On Mon, Nov 2, 2020 at 1:14 PM Eric V. Smith email@example.com wrote:
On 11/2/2020 9:31 AM, Thomas Wouters wrote:
On Sat, Oct 31, 2020 at 12:25 PM Steven D'Aprano firstname.lastname@example.org wrote:
I really don't get why so many people are hung up over this minuscule issue of giving `_` special meaning inside match statements. IMO, consistency with other languages' pattern matching is more useful than the ability to capture using `_` as a variable name.
Allow me to explain, then: structured pattern matching is (even by admission of PEPs 634-363) an extension of iterable unpacking. The use of '_' as a wildcard pattern is a sharp break in that extension.
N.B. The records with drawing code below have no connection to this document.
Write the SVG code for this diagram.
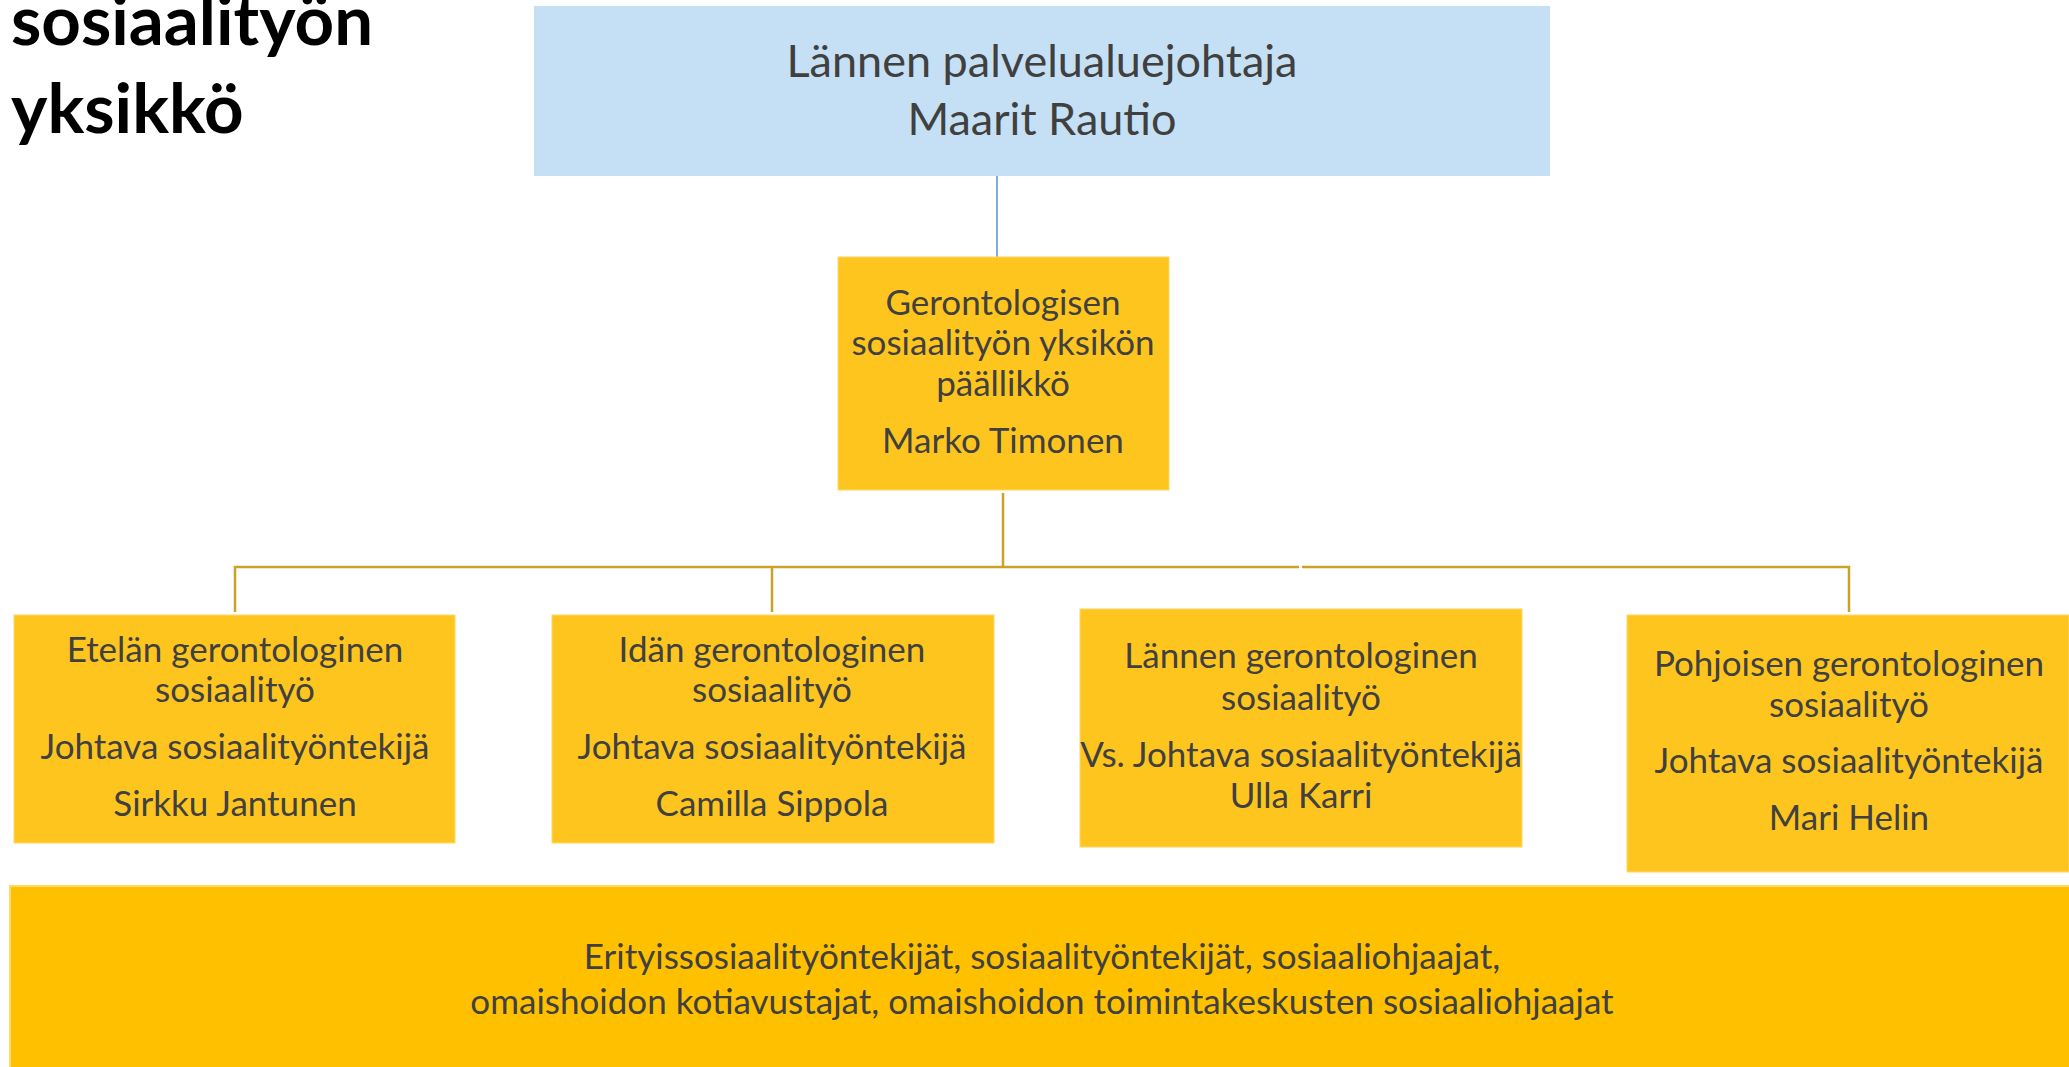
<svg xmlns="http://www.w3.org/2000/svg" width="2069" height="1067" viewBox="0 0 2069 1067">
<style>
.t{font-family:Lato,"Open Sans",sans-serif;fill:#404040;text-anchor:middle}
.m{font-size:35px}
.title{font-family:Lato,"Open Sans",sans-serif;font-weight:bold;font-size:69px;fill:#000}
.box{fill:#FEC51F;stroke:#FFD866;stroke-width:1}
.gold{stroke:#C9A227;stroke-width:2.5;fill:none}
</style>
<rect width="2069" height="1067" fill="#fff"/>
<g id="title">
<text class="title" x="11" y="45">sosiaalityön</text>
<text class="title" x="11" y="133">yksikkö</text>
</g>
<g id="connectors">
<line x1="997" y1="176" x2="997" y2="257" stroke="#5B8FC6" stroke-width="1.5"/>
<line class="gold" x1="1003" y1="493" x2="1003" y2="567"/>
<polyline class="gold" points="235,612 235,567 1299,567"/>
<polyline class="gold" points="1302,567 1849,567 1849,612"/>
<line class="gold" x1="772" y1="567" x2="772" y2="612"/>
</g>
<g id="node-top">
<rect x="534" y="6" width="1016" height="170" fill="#C5E0F4"/>
<text class="t" x="1042" y="77" font-size="45">Lännen palvelualuejohtaja</text>
<text class="t" x="1042" y="135" font-size="45">Maarit Rautio</text>
</g>
<g id="node-head">
<rect class="box" x="838" y="257" width="331" height="233"/>
<text class="t m" x="1003" y="315">Gerontologisen</text>
<text class="t m" x="1003" y="355">sosiaalityön yksikön</text>
<text class="t m" x="1003" y="396">päällikkö</text>
<text class="t m" x="1003" y="453">Marko Timonen</text>
</g>
<g id="node-etela">
<rect class="box" x="14" y="615" width="441" height="228"/>
<text class="t m" x="235" y="662">Etelän gerontologinen</text>
<text class="t m" x="235" y="702">sosiaalityö</text>
<text class="t m" x="235" y="759">Johtava sosiaalityöntekijä</text>
<text class="t m" x="235" y="816">Sirkku Jantunen</text>
</g>
<g id="node-ita">
<rect class="box" x="552" y="615" width="442" height="228"/>
<text class="t m" x="772" y="662">Idän gerontologinen</text>
<text class="t m" x="772" y="702">sosiaalityö</text>
<text class="t m" x="772" y="759">Johtava sosiaalityöntekijä</text>
<text class="t m" x="772" y="816">Camilla Sippola</text>
</g>
<g id="node-lansi">
<rect class="box" x="1080" y="609" width="442" height="238"/>
<text class="t m" x="1301" y="668">Lännen gerontologinen</text>
<text class="t m" x="1301" y="710">sosiaalityö</text>
<text class="t m" x="1301" y="767">Vs. Johtava sosiaalityöntekijä</text>
<text class="t m" x="1301" y="808">Ulla Karri</text>
</g>
<g id="node-pohjoinen">
<rect class="box" x="1627" y="615" width="442" height="257"/>
<text class="t m" x="1849" y="676">Pohjoisen gerontologinen</text>
<text class="t m" x="1849" y="717">sosiaalityö</text>
<text class="t m" x="1849" y="773">Johtava sosiaalityöntekijä</text>
<text class="t m" x="1849" y="830">Mari Helin</text>
</g>
<g id="node-staff">
<rect x="10" y="886" width="2070" height="190" fill="#FFC000" stroke="#FFD866" stroke-width="2"/>
<text class="t m" x="1042" y="969">Erityissosiaalityöntekijät, sosiaalityöntekijät, sosiaaliohjaajat,</text>
<text class="t m" x="1042" y="1014">omaishoidon kotiavustajat, omaishoidon toimintakeskusten sosiaaliohjaajat</text>
</g>
</svg>
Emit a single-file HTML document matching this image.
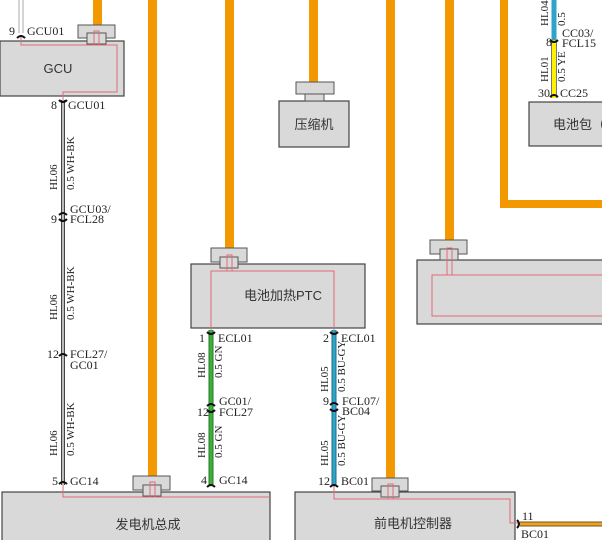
<!DOCTYPE html>
<html><head><meta charset="utf-8"><style>
html,body{margin:0;padding:0;background:#fff;}
svg{display:block;}
text{font-family:"Liberation Serif","Noto Serif CJK SC",serif;fill:#222;}
.cn{font-family:"Liberation Sans","Noto Sans CJK SC",sans-serif;font-size:13px;fill:#333;}
.lb{font-size:12px;}
.sm{font-size:11px;fill:#555;}
</style></head><body>
<svg width="602" height="540" viewBox="0 0 602 540" xmlns="http://www.w3.org/2000/svg">
<g fill="#f39800">
<rect x="93" y="0" width="9" height="26"/>
<rect x="148" y="0" width="9" height="478"/>
<rect x="225" y="0" width="9" height="250"/>
<rect x="309" y="0" width="9" height="84"/>
<rect x="386" y="0" width="9" height="480"/>
<rect x="445" y="0" width="9" height="242"/>
<rect x="500" y="0" width="8" height="208"/>
<rect x="500" y="200" width="102" height="8"/>
</g>
<line x1="19" y1="0" x2="19" y2="33" stroke="#aaa" stroke-width="1"/>
<line x1="23" y1="0" x2="23" y2="33" stroke="#aaa" stroke-width="1"/>
<g fill="#d9d9d9" stroke="#444" stroke-width="1.2">
<rect x="0" y="41" width="124" height="55"/>
<rect x="279" y="101" width="70" height="46"/>
<rect x="191" y="264" width="174" height="64"/>
<rect x="417" y="260" width="190" height="64"/>
<rect x="529" y="102" width="80" height="44"/>
<rect x="2" y="492" width="268" height="52"/>
<rect x="295" y="492" width="220" height="52"/>
</g>
<g fill="#d9d9d9" stroke="#555" stroke-width="1">
<rect x="78" y="25" width="37" height="13"/><rect x="87" y="33" width="19" height="11"/>
<rect x="296" y="82" width="38" height="12"/><rect x="305" y="94" width="19" height="7"/>
<rect x="211" y="248" width="36" height="14"/><rect x="220" y="257" width="18" height="11"/>
<rect x="430" y="240" width="37" height="14"/><rect x="440" y="249" width="18" height="11"/>
<rect x="133" y="476" width="37" height="14"/><rect x="143" y="485" width="18" height="11"/>
<rect x="372" y="478" width="36" height="13"/><rect x="381" y="486" width="18" height="11"/>
</g>
<g fill="none" stroke="#e06b78" stroke-width="1">
<polyline points="21,37 21,45 117,45 117,92 63,92 63,100"/>
<polyline points="94,45 94,31 99,31 99,45"/>
<polyline points="211,330 211,271 334,271 334,330"/>
<polyline points="227,271 227,255 232,255 232,271"/>
<polyline points="602,275 432,275 432,316 602,316"/>
<polyline points="447,275 447,248 452,248 452,275"/>
<polyline points="63,485 63,497 270,497"/>
<polyline points="150,497 150,482 155,482 155,497"/>
<polyline points="334,485 334,499 510,499 510,523 519,523"/>
<polyline points="388,499 388,484 393,484 393,499"/>
</g>
<g stroke-linecap="butt">
<line x1="63" y1="100" x2="63" y2="485" stroke="#444" stroke-width="4"/>
<line x1="63" y1="100" x2="63" y2="485" stroke="#bbb" stroke-width="2"/>
<line x1="211" y1="330" x2="211" y2="486" stroke="#2a7a2a" stroke-width="5"/>
<line x1="211" y1="330" x2="211" y2="486" stroke="#3bb03b" stroke-width="3"/>
<line x1="334" y1="330" x2="334" y2="486" stroke="#1d6f8c" stroke-width="5"/>
<line x1="334" y1="330" x2="334" y2="486" stroke="#2fa4c8" stroke-width="3"/>
<line x1="554" y1="0" x2="554" y2="40" stroke="#2fa4c8" stroke-width="5"/>
<line x1="554" y1="40" x2="554" y2="98" stroke="#777" stroke-width="6"/>
<line x1="554" y1="40" x2="554" y2="98" stroke="#fff200" stroke-width="4"/>
<line x1="520" y1="524" x2="602" y2="524" stroke="#6b5a20" stroke-width="5"/>
<line x1="520" y1="524" x2="602" y2="524" stroke="#f3a020" stroke-width="3"/>
</g>
<g fill="none" stroke="#111" stroke-width="2">
<path d="M17,38 q4,-4 8,0"/><path d="M59,100 q4,4 8,0"/>
<path d="M59,215 q4,-4 8,0"/><path d="M59,219 q4,4 8,0"/>
<path d="M59,356 q4,-4 8,0"/><path d="M59,484 q4,-4 8,0"/>
<path d="M207,332 q4,4 8,0"/><path d="M207,406 q4,-4 8,0"/><path d="M207,410 q4,4 8,0"/><path d="M207,487 q4,-4 8,0"/>
<path d="M330,332 q4,4 8,0"/><path d="M330,405 q4,-4 8,0"/><path d="M330,409 q4,4 8,0"/><path d="M330,487 q4,-4 8,0"/>
<path d="M550,40 q4,4 8,0"/><path d="M550,97 q4,-4 8,0"/>
<path d="M517,520 q4,4 0,8"/>
</g>
<text class="cn" x="58" y="73" text-anchor="middle">GCU</text>
<text class="cn" x="314" y="129" text-anchor="middle">压缩机</text>
<text class="cn" x="283" y="300" text-anchor="middle">电池加热PTC</text>
<text class="cn" x="553" y="129">电池包（</text>
<text class="cn" x="148" y="529" text-anchor="middle">发电机总成</text>
<text class="cn" x="413" y="528" text-anchor="middle">前电机控制器</text>
<g class="lb">
<text x="9" y="35">9</text><text x="27" y="35">GCU01</text>
<text x="51" y="109">8</text><text x="68" y="109">GCU01</text>
<text x="70" y="213">GCU03/</text><text x="51" y="223">9</text><text x="70" y="223">FCL28</text>
<text x="47" y="358">12</text><text x="70" y="358">FCL27/</text><text x="70" y="369">GC01</text>
<text x="52" y="485">5</text><text x="70" y="485">GC14</text>
<text x="199" y="342">1</text><text x="218" y="342">ECL01</text>
<text x="219" y="405">GC01/</text><text x="197" y="416">12</text><text x="219" y="416">FCL27</text>
<text x="201" y="484">4</text><text x="219" y="484">GC14</text>
<text x="323" y="342">2</text><text x="341" y="342">ECL01</text>
<text x="323" y="405">9</text><text x="342" y="405">FCL07/</text><text x="342" y="415">BC04</text>
<text x="318" y="485">12</text><text x="341" y="485">BC01</text>
<text x="562" y="37">CC03/</text><text x="546" y="46">8</text><text x="562" y="47">FCL15</text>
<text x="538" y="97">30</text><text x="560" y="97">CC25</text>
<text x="522" y="520">11</text><text x="521" y="538">BC01</text>
</g>
<g class="sm">
<text transform="translate(57,190) rotate(-90)">HL06</text>
<text transform="translate(74,190) rotate(-90)">0.5 WH-BK</text>
<text transform="translate(57,320) rotate(-90)">HL06</text>
<text transform="translate(74,320) rotate(-90)">0.5 WH-BK</text>
<text transform="translate(57,456) rotate(-90)">HL06</text>
<text transform="translate(74,456) rotate(-90)">0.5 WH-BK</text>
<text transform="translate(205,378) rotate(-90)">HL08</text>
<text transform="translate(222,378) rotate(-90)">0.5 GN</text>
<text transform="translate(205,458) rotate(-90)">HL08</text>
<text transform="translate(222,458) rotate(-90)">0.5 GN</text>
<text transform="translate(328,392) rotate(-90)">HL05</text>
<text transform="translate(345,392) rotate(-90)">0.5 BU-GY</text>
<text transform="translate(328,466) rotate(-90)">HL05</text>
<text transform="translate(345,466) rotate(-90)">0.5 BU-GY</text>
<text transform="translate(548,26) rotate(-90)">HL04</text>
<text transform="translate(565,26) rotate(-90)">0.5</text>
<text transform="translate(548,82) rotate(-90)">HL01</text>
<text transform="translate(565,82) rotate(-90)">0.5 YE</text>
</g>
</svg>
</body></html>
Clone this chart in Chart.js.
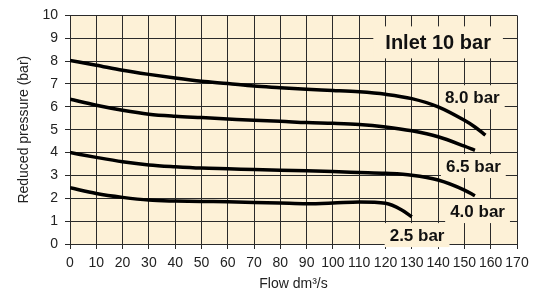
<!DOCTYPE html>
<html>
<head>
<meta charset="utf-8">
<script src="https://cdn.jsdelivr.net/npm/chart.js@4.4.0/dist/chart.umd.min.js"></script>
<style>
  html, body { margin: 0; padding: 0; background: #fff; }
  #wrap { width: 542px; height: 295px; }
</style>
</head>
<body>
<div id="wrap"><canvas id="chart"></canvas></div>
<script>
// Outlet curves (flow dm3/s -> reduced pressure bar)
const flow80 = [0, 10, 20, 30, 40, 50, 60, 70, 80, 90, 100, 110, 120, 130, 140, 150, 154, 158];
const pres80 = [8.03, 7.82, 7.6, 7.42, 7.26, 7.12, 7.02, 6.91, 6.84, 6.77, 6.72, 6.66, 6.55, 6.36, 6.0, 5.41, 5.12, 4.76];

const flow65 = [0, 10, 20, 30, 40, 50, 60, 70, 80, 90, 100, 110, 120, 130, 140, 150, 154];
const pres65 = [6.33, 6.07, 5.85, 5.68, 5.59, 5.53, 5.47, 5.41, 5.37, 5.31, 5.28, 5.23, 5.12, 4.95, 4.69, 4.28, 4.1];

const flow40 = [0, 10, 20, 30, 40, 50, 60, 70, 80, 90, 100, 110, 120, 130, 140, 150, 154];
const pres40 = [4.0, 3.79, 3.6, 3.46, 3.38, 3.32, 3.29, 3.26, 3.23, 3.2, 3.17, 3.13, 3.09, 3.01, 2.8, 2.36, 2.11];

const flow25 = [0, 10, 20, 30, 40, 50, 60, 70, 80, 90, 100, 110, 120, 126, 130];
const pres25 = [2.46, 2.21, 2.04, 1.92, 1.88, 1.86, 1.85, 1.82, 1.79, 1.76, 1.79, 1.84, 1.78, 1.5, 1.19];

// Curve labels: text, x (flow), y (bar)
const labelTexts = ["Inlet 10 bar", "8.0 bar", "6.5 bar", "4.0 bar", "2.5 bar"];
const labelX = [140, 153, 153.4, 155, 132];
const labelY = [8.82, 6.42, 3.41, 1.44, 0.39];

const xTitle = "Flow dm\u00b3/s";
const yTitle = "Reduced pressure (bar)";

const cream = "#fdf1d7";
const gridColor = "#2a2a2a";
const fontFamily = "'Liberation Sans', Arial, sans-serif";

function toPoints(xs, ys) {
    return xs.map((x, i) => ({ x: x, y: ys[i] }));
}

function curve(xs, ys) {
    return {
        data: toPoints(xs, ys),
        borderColor: "#000",
        borderWidth: 3.5,
        pointRadius: 0,
        fill: false,
        cubicInterpolationMode: "monotone",
        borderCapStyle: "butt"
    };
}

function labelFont(i) {
    return "bold " + (i === 0 ? 20 : 17) + "px " + fontFamily;
}

// cream fill behind the plot area
const plotBackground = {
    id: "plotBackground",
    beforeDraw(chart) {
        const { ctx, chartArea: a } = chart;
        ctx.save();
        ctx.fillStyle = cream;
        ctx.fillRect(a.left, a.top, a.right - a.left, a.bottom - a.top);
        ctx.restore();
    }
};

// boxes that hide the grid behind the labels (curves stay on top), then the text
const curveLabels = {
    id: "curveLabels",
    beforeDatasetsDraw(chart) {
        const { ctx, scales } = chart;
        ctx.save();
        labelTexts.forEach((t, i) => {
            ctx.font = labelFont(i);
            const px = scales.x.getPixelForValue(labelX[i]);
            const py = scales.y.getPixelForValue(labelY[i]);
            const w = ctx.measureText(t).width;
            const padX = i === 0 ? 12 : 5;
            const h = i === 0 ? 32 : 24;
            ctx.fillStyle = cream;
            ctx.fillRect(px - w / 2 - padX, py - h / 2, w + padX * 2, h);
        });
        ctx.restore();
    },
    afterDatasetsDraw(chart) {
        const { ctx, scales } = chart;
        ctx.save();
        ctx.textAlign = "center";
        ctx.textBaseline = "middle";
        ctx.fillStyle = "#111";
        labelTexts.forEach((t, i) => {
            ctx.font = labelFont(i);
            const px = scales.x.getPixelForValue(labelX[i]);
            const py = scales.y.getPixelForValue(labelY[i]);
            ctx.fillText(t, px, py + 1);
        });
        ctx.restore();
    }
};

new Chart(document.getElementById("chart"), {
    type: "line",
    data: {
        datasets: [
            curve(flow80, pres80),
            curve(flow65, pres65),
            curve(flow40, pres40),
            curve(flow25, pres25)
        ]
    },
    options: {
        responsive: true,
        maintainAspectRatio: false,
        animation: false,
        layout: { padding: { left: 0, right: 25, top: 15, bottom: 0 } },
        plugins: {
            legend: { display: false },
            tooltip: { enabled: false }
        },
        scales: {
            x: {
                type: "linear",
                min: 0,
                max: 170,
                ticks: {
                    stepSize: 10,
                    color: "#222",
                    padding: 6,
                    maxRotation: 0,
                    autoSkip: false,
                    font: { family: fontFamily, size: 14 }
                },
                grid: { color: gridColor, lineWidth: 1, tickLength: 5 },
                border: { color: gridColor, width: 1 },
                title: {
                    display: true,
                    text: xTitle,
                    color: "#222",
                    padding: { top: 0, bottom: 2 },
                    font: { family: fontFamily, size: 14 }
                },
                afterFit(scale) { scale.height = 51; }
            },
            y: {
                min: 0,
                max: 10,
                ticks: {
                    stepSize: 1,
                    color: "#222",
                    padding: 7,
                    font: { family: fontFamily, size: 14 }
                },
                grid: { color: gridColor, lineWidth: 1, tickLength: 5 },
                border: { color: gridColor, width: 1 },
                title: {
                    display: true,
                    text: yTitle,
                    color: "#222",
                    padding: { top: 16, bottom: 0 },
                    font: { family: fontFamily, size: 14 }
                },
                afterFit(scale) { scale.width = 70; }
            }
        }
    },
    plugins: [plotBackground, curveLabels]
});
</script>
</body>
</html>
In the structured pattern matching proposal, '_' is special syntax (and not in any way less so than '?') but *only* in cases in match statements, not in iterable unpacking. It *already* isn't consistent with '_' in other languages, and we can't fix that without breaking uses of _ for gettext, not to mention other situations existing code uses '_' as something other than an assign-only variable.
Using '_' in structured pattern matching means any use of '_' becomes an extra burden -- you have to know whether it's a name or not based on the surrounding context. It makes all uses of '_' harder to parse, and it makes it easier to mistake one situation for another. Perhaps not terribly easy, but since there is _no_ confusion now, it's by definition *easier*. The use of something else, like '?', leaves existing uses of '_' unambiguous, and allows structured pattern matching and iterable unpacking to be thought of the same. It reduces the complexity of the language because it no longer uses the same syntax for disparate things.
All good points.
What I don't understand is why '_' is treated any differently than any named capture pattern. It seems to me that using:
case x: # a capture_pattern
is the same as:
case _: # the wildcard_pattern
They both always match (I'm ignoring the binding thing here, it's coming up). I realize PEP 635 gives the rational for separating this so that it can enforce that "case x, x:" can be made invalid, likening it to duplicate function parameters. The PEP focuses on the differences between that and tuple unpacking. But I think that if the semantics were the same as tuple unpacking (allowed duplicates, and binding to the last one) then the whole "_ as wildcard" arguments would just go away, and "_" would be treated just as it is elsewhere in Python. For me, this would address Thomas' point above and reduce the cognitive load of having a special rule.
But I'm probably missing some other nuance to the whole discussion, which will no doubt now be pointed out to me.
That's not an unreasonable characterization. But we feel that `case x, x` can easily be misunderstood as "a tuple of two equal values" and we want to be able to call that out as an error. Hence the need for recognizing the wildcard in the parser, since `case x, _, _` *is* important. Hence the need to standardize it (i.e., not leave it to be *just* a convention). Using _ seems the most commonly used convention for "throwaway" target (although we know some organizations have different conventions), *and* it matches the wildcard notation in most other languages, which looks like a win-win to me. Finally, not assigning a value to _ is kind of important in the context of i18n, where _("string") is the common convention for tagging translatable strings.